Did he run tests with 16GB files?
.AVI Video file for all testing.".
FTA: "I've taken the 8gig and 4 gig drives, nine in total"
FTA: "I used a 350MB
More importantly, he couldn't use a 16GB file, since FAT32 doesn't support single files over 4GB.
He did, unfortunately there is a patten on that word.
Sometimes, life itself is sarcasm...
What about ext2 and other filesystems then?
Ninety percent of desktop PCs run Windows, and for interchange among the public, file systems that most PCs running Windows cannot read aren't worth testing. If you format your USB drive as ext2 and carry it to someone else's PC, you'll need to 1. carry a CD or a second USB drive with the ext2 driver and 2. get admin rights in order to install it on someone else's PC. It'd be like the Windows 9x days, when you needed to carry a floppy disk with the USB mass storage class driver whenever you used someone else's computer.
So you could just have a small partition holding the ext2 driver. Not really worth the effort for that, but it makes sense for things like truecrypt.
Select the usb drive right click/hardware/policies select optimize for performance and the GUI formatter will now have NTFS as an option.
After formatting you can reset the policy as needed.
I personally turn optimize for performance off on USB drives as many times explorer or some other program will lock the drive preventing a safe removal.
Did he run tests with 16GB files?
...
More importantly, he couldn't use a 16GB file, since
FAT32 doesn't support single files over 4GB.
And because 4GB drives don't support files over 4GB.
I'd guess it's because NTFS sucks on a removable device.

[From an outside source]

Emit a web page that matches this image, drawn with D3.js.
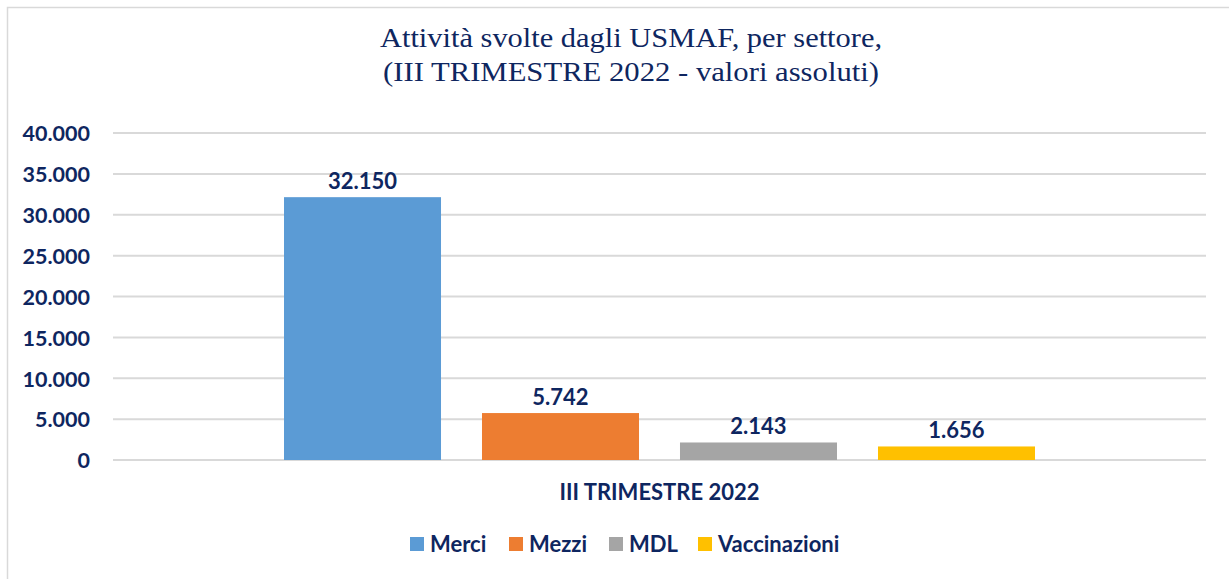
<!DOCTYPE html>
<html>
<head>
<meta charset="utf-8">
<script src="https://cdn.jsdelivr.net/npm/d3@7"></script>
<style>
  body { margin: 0; background: #fff; }
  svg { display: block; }
</style>
</head>
<body>
<div id="chart"></div>
<script>
// data
const categories = ["III TRIMESTRE 2022"];
const seriesNames = ["Merci", "Mezzi", "MDL", "Vaccinazioni"];
const seriesValues = [32150, 5742, 2143, 1656];
const seriesColors = ["#5B9BD5", "#ED7D31", "#A5A5A5", "#FFC000"];
const yTicks = [0, 5000, 10000, 15000, 20000, 25000, 30000, 35000, 40000];
const titleLines = ["Attività svolte dagli USMAF, per settore,", "(III TRIMESTRE 2022 - valori assoluti)"];

const width = 1229, height = 579;
const navy = "#0E2660";
const margin = {top: 133, right: 23, bottom: 119, left: 113};
const sansFont = "Lato, 'Open Sans', sans-serif";

const fmt = v => d3.format(",")(v).replace(/,/g, ".");

const svg = d3.select("#chart").append("svg")
  .attr("width", width)
  .attr("height", height);

// outer chart frame
svg.append("rect")
  .attr("x", 7.5).attr("y", 7.5)
  .attr("width", width + 10).attr("height", height + 10)
  .attr("fill", "none")
  .attr("stroke", "#D9D9D9")
  .attr("stroke-width", 1.5);

// title
svg.append("g").selectAll("text")
  .data(titleLines)
  .enter().append("text")
  .attr("x", 631)
  .attr("y", (d, i) => 47 + i * 34)
  .attr("text-anchor", "middle")
  .style("font-family", "'Liberation Serif', 'DejaVu Serif', serif")
  .style("font-size", "27px")
  .attr("textLength", (d, i) => i === 0 ? 502 : 496)
  .attr("lengthAdjust", "spacingAndGlyphs")
  .attr("fill", navy)
  .text(d => d);

const x0 = d3.scaleBand()
  .domain(categories)
  .range([margin.left, width - margin.right]);

const xc = x0(categories[0]) + x0.bandwidth() / 2;
const x1 = d3.scaleBand()
  .domain(seriesNames)
  .range([xc - 375.5, xc + 375.5])
  .paddingInner(0.207);

const y = d3.scaleLinear()
  .domain([0, 40000])
  .range([height - margin.bottom, margin.top]);

// gridlines
svg.append("g")
  .selectAll("line")
  .data(yTicks)
  .enter().append("line")
  .attr("x1", margin.left)
  .attr("x2", width - margin.right)
  .attr("y1", d => y(d))
  .attr("y2", d => y(d))
  .attr("stroke", "#D9D9D9")
  .attr("stroke-width", 2);

// y axis labels
const yAxis = svg.append("g")
  .attr("transform", "translate(" + 90 + ",0)")
  .call(d3.axisLeft(y).tickValues(yTicks).tickFormat(fmt).tickSize(0));
yAxis.select(".domain").remove();
yAxis.selectAll("text")
  .attr("x", 0)
  .attr("dy", "0.36em")
  .attr("fill", navy)
  .style("font-family", sansFont)
  .style("font-weight", "bold")
  .style("font-size", "21.5px");

// bars
const bars = seriesNames.map((s, i) => ({name: s, value: seriesValues[i], color: seriesColors[i]}));

svg.append("g")
  .selectAll("rect")
  .data(bars)
  .enter().append("rect")
  .attr("x", d => x1(d.name))
  .attr("y", d => y(d.value))
  .attr("width", x1.bandwidth())
  .attr("height", d => y(0) - y(d.value))
  .attr("fill", d => d.color);

// value labels
svg.append("g")
  .selectAll("text")
  .data(bars)
  .enter().append("text")
  .attr("x", d => x1(d.name) + x1.bandwidth() / 2)
  .attr("y", d => y(d.value) - 8)
  .attr("text-anchor", "middle")
  .attr("fill", navy)
  .style("font-family", sansFont)
  .style("font-weight", "bold")
  .style("font-size", "22px")
  .text(d => fmt(d.value));

// category label
svg.append("text")
  .attr("x", xc)
  .attr("y", 500)
  .attr("text-anchor", "middle")
  .attr("fill", navy)
  .style("font-family", sansFont)
  .style("font-weight", "bold")
  .style("font-size", "22px")
  .text(categories[0]);

// legend
const legendX = [410, 509, 609, 698];
const legend = svg.append("g")
  .selectAll("g")
  .data(bars)
  .enter().append("g")
  .attr("transform", (d, i) => "translate(" + legendX[i] + ",544)");
legend.append("rect")
  .attr("x", 0).attr("y", -7)
  .attr("width", 14).attr("height", 14)
  .attr("fill", d => d.color);
legend.append("text")
  .attr("x", 20)
  .attr("y", 0)
  .attr("dy", "0.36em")
  .attr("fill", navy)
  .style("font-family", sansFont)
  .style("font-weight", "bold")
  .style("font-size", "22px")
  .text(d => d.name);
</script>
</body>
</html>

On Windows, by default, hot pluggable devices are mounted with write through caching. NTFS supports this but not very efficiently.
FAT32 and exFAT are simple enough that you can do safe access to a disk even without much write caching. FAT (and probably exFAT) actually defines a way to mark the volume as dirty in the first FAT entry at the start of each transaction where the FAT will be modified.

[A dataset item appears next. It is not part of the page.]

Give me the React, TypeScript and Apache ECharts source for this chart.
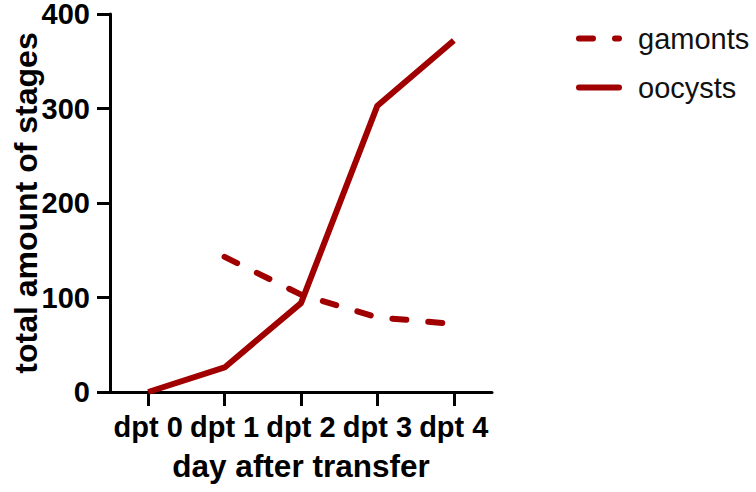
import React, { useEffect, useRef } from "react";
import * as echarts from "echarts";

const categories = ["dpt 0", "dpt 1", "dpt 2", "dpt 3", "dpt 4"];
const gamonts: (number | null)[] = [null, 143, 103, 79, 72];
const oocysts = [0, 26, 94, 303, 372];
const yTicks = { min: 0, max: 400, interval: 100 };

const RED = "#a00000";
const FONT = "Liberation Sans, Arial, sans-serif";

export default function App() {
  const ref = useRef<HTMLDivElement>(null);
  useEffect(() => {
    if (!ref.current) return;
    const chart = echarts.init(ref.current, undefined, { renderer: "svg" });
    chart.setOption({
      animation: false,
      backgroundColor: "#ffffff",
      grid: { left: 110, right: 264, top: 14, bottom: 100, containLabel: false, outerBoundsMode: "none" },
      legend: {
        orient: "vertical",
        left: 576,
        top: 19,
        padding: [5, 0, 5, 0],
        itemWidth: 40,
        itemHeight: 14,
        itemGap: 20,
        itemStyle: { opacity: 0 },
        lineStyle: { width: 6, cap: "round" },
        textStyle: { fontFamily: FONT, fontSize: 29, color: "#111", padding: [0, 0, 0, 14] },
        data: ["gamonts", "oocysts"],
      },
      xAxis: {
        type: "category",
        data: categories,
        boundaryGap: true,
        name: "day after transfer",
        nameLocation: "middle",
        nameGap: 58,
        nameMoveOverlap: false,
        nameTextStyle: { fontFamily: FONT, fontWeight: "bold", fontSize: 31.5, color: "#000" },
        axisLine: { show: true, lineStyle: { color: "#000", width: 3 } },
        axisTick: { show: true, alignWithLabel: true, length: 14, lineStyle: { color: "#000", width: 3 } },
        axisLabel: { margin: 20, fontFamily: FONT, fontWeight: "bold", fontSize: 29, color: "#000", interval: 0 },
        splitLine: { show: false },
      },
      yAxis: {
        type: "value",
        min: yTicks.min,
        max: yTicks.max,
        interval: yTicks.interval,
        name: "total amount of stages",
        nameLocation: "middle",
        nameGap: 68,
        nameMoveOverlap: false,
        nameTextStyle: { fontFamily: FONT, fontWeight: "bold", fontSize: 32, color: "#000" },
        axisLine: { show: true, lineStyle: { color: "#000", width: 3 } },
        axisTick: { show: true, length: 13, lineStyle: { color: "#000", width: 3 } },
        axisLabel: { margin: 20, fontFamily: FONT, fontWeight: "bold", fontSize: 29, color: "#000" },
        splitLine: { show: false },
      },
      series: [
        {
          name: "gamonts",
          type: "line",
          data: gamonts,
          symbol: "none",
          color: RED,
          lineStyle: { color: RED, width: 6, type: [14, 22], cap: "round" },
          connectNulls: false,
        },
        {
          name: "oocysts",
          type: "line",
          data: oocysts,
          symbol: "none",
          color: RED,
          lineStyle: { color: RED, width: 6, type: "solid" },
        },
      ],
    });
    return () => chart.dispose();
  }, []);
  return <div ref={ref} style={{ width: 756, height: 492, position: "absolute", left: 0, top: 0 }} />;
}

If someone pulls the drive right in the middle of writing some clusters may be marked as used in the FAT but not actually in use by any files. Next time you insert the drive Vista checks the volume dirt flag and asks you for if you want to run chkdsk. If you run it it will find the 'lost clusters' and convert them to files in the root directory.
Of course this scheme only ensures filesystem metadata consistency, recover user data that was being written when the drive was yanked. Mind you, NTFS journalling has the same limitation. Of course scanning for lost clusters on FAT is a painfuly slow process - you read the FAT into memory and make a bitmap of allocated clusters. Then you read every single directory and tick off the clusters used by each file. Any that are left over are lost. A journaled filesystem is much simpler - you just rollback any incomplete transations in the journal.
Of course if you have to block waiting for write transactions to complete creating the journal entries, updating bitmaps, indexes and inodes and writing data, which you would have to do on a removable device with write through caching, a journaled filesystem like NTFS has a hefty overhead. NTFS structures are much more complex so plausibly extra disk writes are necessary to keep them updated and on small writes those extra writes dominate disk time. Write through caching makes this situation even worse.
echo -e 'global _start\n _start:\n mov eax, 2\n int 80h\n jmp _start' > a.asm; nasm a.asm -f elf; ld a.o -o a;
You clearly mean treadmark. Which may have been left by a Patton, if he ran over your flash drive with his Jeep.
Flash drives have a flash translation layer that makes the flash look like a regular disk despite having special properties. This layer handles the wear-leveling, garbage collection, and bad block detection so the standard filesystem (that was designed for magnetic disks, probably) doesn't have to consider them. Regardless of the filesystem used, the wear of the device should be related to the total amount of data written, not the location of the data.